Altitude sickness medicine (Diamox)
Acetazolamide (diamox) is used for the treatment and prevention of altitude sickness; diamox does not mask the symptoms altitude sickness but actually helps to treat the problem. Side effects of taking diamox include; tingling of fingers, toes and face. Carbonated drinks tasting flat. Increased urination and occasionally blurred vision. It would be advisable to take a trial course prior to going to Kilimanjaro as any severe allergic reactions are easier to treat here than at a remote location.
Sterile eye drops
These may be useful if you get dust or grid in your eyes.
Anti-malarial prophylaxis medicine
You will need to consult your General Practitioner or travel clinic about malaria prophylaxis.
Mosquito sprays and creams
These will not be required on Kilimanjaro due to the altitude, but will be required before and after your ascent. It is advisable to have some “protection” against the Anopheles mosquito. Products containg diethyl toluamide (DEET) is recommended as the most effective form of bite-preventive treatment.

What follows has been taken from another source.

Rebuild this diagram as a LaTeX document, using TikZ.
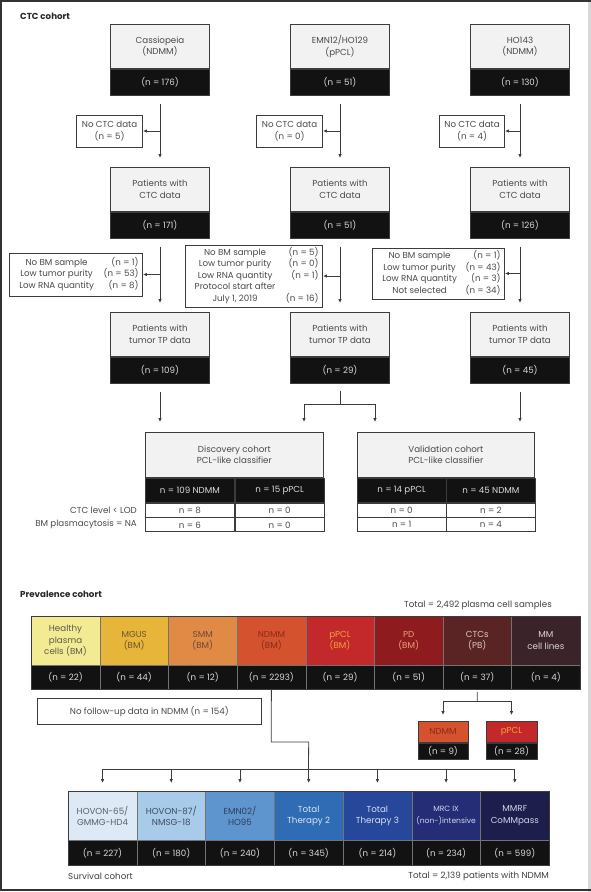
\documentclass[tikz,border=0pt]{standalone}
\usepackage{fontspec}
\setmainfont{Poppins}
\usepackage{array}
\usetikzlibrary{arrows.meta}
\definecolor{boxfill}{HTML}{F2F2F2}
\definecolor{edge}{HTML}{3C3C3C}
\definecolor{band}{HTML}{121212}
\definecolor{txt}{HTML}{4A4A4A}
\definecolor{bandtxt}{HTML}{DADADA}
\definecolor{p1}{HTML}{F3EB93}\definecolor{p1t}{HTML}{5A5A4A}
\definecolor{p2}{HTML}{E7B53A}\definecolor{p2t}{HTML}{6B5530}
\definecolor{p3}{HTML}{E08A45}\definecolor{p3t}{HTML}{6B4A38}
\definecolor{p4}{HTML}{D4532E}\definecolor{p4t}{HTML}{8A2A1A}
\definecolor{p5}{HTML}{C3292B}\definecolor{p5t}{HTML}{F2A13A}
\definecolor{p6}{HTML}{8E1C1F}\definecolor{p6t}{HTML}{EE9E7A}
\definecolor{p7}{HTML}{5B2424}\definecolor{p7t}{HTML}{DCC6C6}
\definecolor{p8}{HTML}{3A2329}\definecolor{p8t}{HTML}{DCD4D8}
\definecolor{s1}{HTML}{DDEAF6}\definecolor{s1t}{HTML}{5A6070}
\definecolor{s2}{HTML}{A8CBEA}\definecolor{s2t}{HTML}{3E4A60}
\definecolor{s3}{HTML}{5E95CF}\definecolor{s3t}{HTML}{2E3E5A}
\definecolor{s4}{HTML}{2F6CB3}\definecolor{s4t}{HTML}{D8E6F6}
\definecolor{s5}{HTML}{26479A}\definecolor{s5t}{HTML}{D8E0F2}
\definecolor{s6}{HTML}{252D76}\definecolor{s6t}{HTML}{D0D6EE}
\definecolor{s7}{HTML}{1D1E4C}\definecolor{s7t}{HTML}{D0D4EA}
\begin{document}
\begin{tikzpicture}[x=1pt,y=-1pt,
  font=\fontsize{8.7}{11.4}\selectfont,
  topbox/.style={draw=edge, fill=boxfill, line width=0.8pt, minimum width=99pt, minimum height=44pt, inner sep=1pt, align=center, text=txt, anchor=north},
  nbox/.style={draw=edge, fill=band, line width=0.8pt, minimum width=99pt, minimum height=26pt, inner sep=1pt, text=bandtxt, anchor=north},
  exbox/.style={draw=edge, fill=white, line width=0.8pt, inner sep=2pt, align=center, text=txt},
  hd/.style={draw=edge, fill=band, line width=0.8pt, minimum height=24pt, inner sep=1pt, text=bandtxt, anchor=north west},
  cell/.style={draw=edge, fill=white, line width=0.8pt, minimum height=14pt, inner sep=0pt, text=txt, anchor=north west},
  pcell/.style={draw=black!55, line width=0.4pt, minimum width=68.625pt, minimum height=49pt, inner sep=0pt, align=center},
  pband/.style={draw=black!55, fill=band, line width=0.4pt, minimum width=68.625pt, minimum height=24pt, inner sep=0pt, text=bandtxt, anchor=north},
  scell/.style={draw=black!55, line width=0.4pt, minimum width=68.71pt, minimum height=49pt, inner sep=0pt, align=center},
  sband/.style={draw=black!55, fill=band, line width=0.4pt, minimum width=68.71pt, minimum height=25pt, inner sep=0pt, text=bandtxt, anchor=north},
  arr/.style={draw=edge, line width=0.8pt, -{Latex[length=3.8pt,width=3.4pt]}},
  conn/.style={draw=edge, line width=0.8pt},
  lbl/.style={text=txt, inner sep=0pt},
  bold/.style={text=black!85, inner sep=0pt, font=\fontsize{8.7}{11.4}\selectfont\bfseries}
]
\useasboundingbox (0,0) rectangle (591,892);
% frame
\fill[black!15] (588,0) rectangle (591,892);
\draw[line width=2pt, draw=black!80] (591,1) -- (1,1) -- (1,890) -- (591,890);

\node[bold, anchor=west] (ctclbl) at (20,16) {CTC cohort};

% row 1
\node[topbox] (a1) at (160,24) {Cassiopeia\\(NDMM)};
\node[nbox] (a1n) at (a1.south) {(n = 176)};
\node[topbox] (a2) at (340,24) {EMN12/HO129\\(pPCL)};
\node[nbox] (a2n) at (a2.south) {(n = 51)};
\node[topbox] (a3) at (520,24) {HO143\\(NDMM)};
\node[nbox] (a3n) at (a3.south) {(n = 130)};

% row 2
\node[topbox] (b1) at (160,167) {Patients with\\CTC data};
\node[nbox] (b1n) at (b1.south) {(n = 171)};
\node[topbox] (b2) at (340,167) {Patients with\\CTC data};
\node[nbox] (b2n) at (b2.south) {(n = 51)};
\node[topbox] (b3) at (520,167) {Patients with\\CTC data};
\node[nbox] (b3n) at (b3.south) {(n = 126)};

% row 3
\node[topbox] (c1) at (160,312) {Patients with\\tumor TP data};
\node[nbox] (c1n) at (c1.south) {(n = 109)};
\node[topbox] (c2) at (340,312) {Patients with\\tumor TP data};
\node[nbox] (c2n) at (c2.south) {(n = 29)};
\node[topbox] (c3) at (520,312) {Patients with\\tumor TP data};
\node[nbox] (c3n) at (c3.south) {(n = 45)};

% exclusions row 1
\node[exbox, minimum width=66pt, minimum height=32pt, anchor=east] (e1) at (143,131) {No CTC data\\(n = 5)};
\node[exbox, minimum width=66pt, minimum height=32pt, anchor=east] (e2) at (323,131) {No CTC data\\(n = 0)};
\node[exbox, minimum width=65pt, minimum height=32pt, anchor=east] (e3) at (505,131) {No CTC data\\(n = 4)};

% exclusions row 2
\node[exbox, minimum width=133pt, minimum height=43pt, anchor=east] (f1) at (143,274.5)
 {\begin{tabular}{@{}w{c}{86pt}@{}w{r}{39pt}@{}}No BM sample & (n = 1)\\ Low tumor purity & (n = 53)\\ Low RNA quantity & (n = 8)\end{tabular}};
\node[exbox, minimum width=137pt, minimum height=62pt, anchor=east] (f2) at (323,276)
 {\begin{tabular}{@{}w{c}{91pt}@{}w{r}{38pt}@{}}No BM sample & (n = 5)\\ Low tumor purity & (n = 0)\\ Low RNA quantity & (n = 1)\\ Protocol start after & \\ July 1, 2019 & (n = 16)\end{tabular}};
\node[exbox, minimum width=132pt, minimum height=51pt, anchor=east] (f3) at (505,273.5)
 {\begin{tabular}{@{}w{c}{86pt}@{}w{r}{38pt}@{}}No BM sample & (n = 1)\\ Low tumor purity & (n = 43)\\ Low RNA quantity & (n = 3)\\ Not selected & (n = 34)\end{tabular}};

% vertical arrows
\foreach \u/\v in {a1n/b1,a2n/b2,a3n/b3,b1n/c1,b2n/c2,b3n/c3}
  \draw[arr, shorten <=8pt, shorten >=9pt] (\u.south) -- (\v.north);
\foreach \u/\v in {a1n/e1,a2n/e2,a3n/e3,b1n/f1,b2n/f2,b3n/f3}
  \draw[arr] (\v.east -| \u.south) -- (\v.east);

% discovery table
\node[draw=edge, fill=boxfill, line width=0.8pt, minimum width=178pt, minimum height=45pt, inner sep=1pt, align=center, text=txt, anchor=north west] (disc) at (145,432) {Discovery cohort\\PCL-like classifier};
\node[hd, minimum width=89pt] (d01) at (disc.south west) {n = 109 NDMM};
\node[hd, minimum width=89pt] (d02) at (d01.north east) {n = 15 pPCL};
\node[cell, minimum width=89pt] (d11) at (d01.south west) {n = 8};
\node[cell, minimum width=89pt] (d12) at (d11.north east) {n = 0};
\node[cell, minimum width=89pt] (d21) at (d11.south west) {n = 6};
\node[cell, minimum width=89pt] (d22) at (d21.north east) {n = 0};

% validation table
\node[draw=edge, fill=boxfill, line width=0.8pt, minimum width=177pt, minimum height=45pt, inner sep=1pt, align=center, text=txt, anchor=north west] (vali) at (357,432) {Validation cohort\\PCL-like classifier};
\node[hd, minimum width=88.5pt] (v01) at (vali.south west) {n = 14 pPCL};
\node[hd, minimum width=88.5pt] (v02) at (v01.north east) {n = 45 NDMM};
\node[cell, minimum width=88.5pt] (v11) at (v01.south west) {n = 0};
\node[cell, minimum width=88.5pt] (v12) at (v11.north east) {n = 2};
\node[cell, minimum width=88.5pt] (v21) at (v11.south west) {n = 1};
\node[cell, minimum width=88.5pt] (v22) at (v21.north east) {n = 4};

\node[lbl, anchor=east] (rl1) at ([xshift=-8pt]d11.west) {CTC level < LOD};
\node[lbl, anchor=east] (rl2) at ([xshift=-8pt]d21.west) {BM plasmacytosis = NA};

% arrows to tables
\coordinate (tl) at (160,432);
\coordinate (tm) at (340,404);
\coordinate (tml) at (304,432);
\coordinate (tmr) at (375,432);
\coordinate (tr) at (520,432);
\draw[arr, shorten <=8pt, shorten >=10pt] (c1n.south) -- (tl);
\draw[arr, shorten <=8pt, shorten >=10pt] (c3n.south) -- (tr);
\draw[conn, shorten <=7pt] (c2n.south) -- (tm);
\draw[arr, shorten >=10pt] (tm) -| (tml);
\draw[arr, shorten >=10pt] (tm) -| (tmr);

% prevalence cohort
\node[bold, anchor=west] (prevlbl) at (20,594) {Prevalence cohort};
\node[lbl, anchor=east, text=black!75] (tot1) at (552,605) {Total = 2,492 plasma cell samples};

\foreach \i/\t/\n in {1/{Healthy\\plasma\\cells (BM)}/22, 2/{MGUS\\(BM)}/44, 3/{SMM\\(BM)}/12, 4/{NDMM\\(BM)}/2293, 5/{pPCL\\(BM)}/29, 6/{PD\\(BM)}/51, 7/{CTCs\\(PB)}/37, 8/{MM\\cell lines}/4}{
  \node[pcell, fill=p\i, text=p\i t, anchor=north west] (p\i) at ({31+(\i-1)*68.625},616) {\t};
  \node[pband] (pn\i) at (p\i.south) {(n = \n)};
}
\draw[line width=1pt, draw=edge] (p1.north west) rectangle (pn8.south east);

\node[exbox, minimum width=224pt, minimum height=26pt, anchor=north west] (nf) at (37,698) {No follow-up data in NDMM (n = 154)};

% CTC split
\node[pcell, fill=p4, text=p4t, minimum width=50pt, minimum height=21pt, anchor=north, draw=edge, line width=0.8pt] (sn) at (443,721) {NDMM};
\node[pband, minimum width=50pt, minimum height=16pt, draw=edge, line width=0.8pt] (snn) at (sn.south) {(n = 9)};
\node[pcell, fill=p5, text=p5t, minimum width=51pt, minimum height=21pt, anchor=north, draw=edge, line width=0.8pt] (sp) at (511.5,721) {pPCL};
\node[pband, minimum width=51pt, minimum height=16pt, draw=edge, line width=0.8pt] (spn) at (sp.south) {(n = 28)};
\coordinate (cs) at (477.3,701);
\draw[conn, shorten <=2pt] (pn7.south) -- (cs);
\draw[arr, shorten >=6pt] (cs) -| (sn.north);
\draw[arr, shorten >=6pt] (cs) -| (sp.north);

% survival cohort
\foreach \i/\t/\n/\fs in {1/{HOVON-65/\\GMMG-HD4}/227/8.7, 2/{HOVON-87/\\NMSG-18}/180/8.7, 3/{EMN02/\\HO95}/240/8.7, 4/{Total\\Therapy 2}/345/8.7, 5/{Total\\Therapy 3}/214/8.7, 6/{MRC IX\\(non-)intensive}/234/7.6, 7/{MMRF\\CoMMpass}/599/8.7}{
  \node[scell, fill=s\i, text=s\i t, anchor=north west, font=\fontsize{\fs}{11.4}\selectfont] (s\i) at ({68+(\i-1)*68.71},791) {\t};
  \node[sband] (sn\i) at (s\i.south) {(n = \n)};
}
\draw[line width=1pt, draw=edge] (s1.north west) rectangle (sn7.south east);

\coordinate (t1) at (271.2,742);
\coordinate (hub) at (308.5,769);
\draw[conn] (pn4.south) -- (t1) -- (t1 -| s4.north) -- (hub);
\draw[conn] (hub -| s1.north) -- (hub -| s7.north);
\foreach \i in {1,...,7}
  \draw[arr, shorten >=8pt] (hub -| s\i.north) -- (s\i.north);

\node[lbl, anchor=west, text=black!75] (survlbl) at (68,876) {Survival cohort};
\node[lbl, anchor=east, text=black!75] (tot2) at (549,876) {Total = 2,139 patients with NDMM};
\end{tikzpicture}
\end{document}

We recommend taking creams with a high SPF (30+) as the sun near the equator is very strong.
Kilimanjaro Medical Facilities
Medical facilities in areas of Tanzania outside of Dar es Salam are limited. The Kilimanjaro Christian Medical Centre in Moshi is the nearest hospital providing Anaesthesia, Child Health and Paediatrics, Dental Care and Oral Hygiene, Ear – Nose – Throat, Eye -Ophalmology, General Surgery, Gynaecology/Obstetrics, Internal Medicine, Dermatology, Orthopaedics, Urology, Casualty & Emergency Medicine.
There are also medical facilities at; Mount Meru Government Hospital, Arusha and Selian Lutheran Hospital – Arusha
This page is for the purpose of providing general information about potential health issues related to visiting Kilimanjaro in Tanzania. This is not a medical guide and should not used as such. We strongly recommended all travellers’ should consult with a health professional for specific information related to your travel. Kilimanjaro Expeditions cannot accept any liability for injury, loss or damage arising in any respect of any statement contained therein.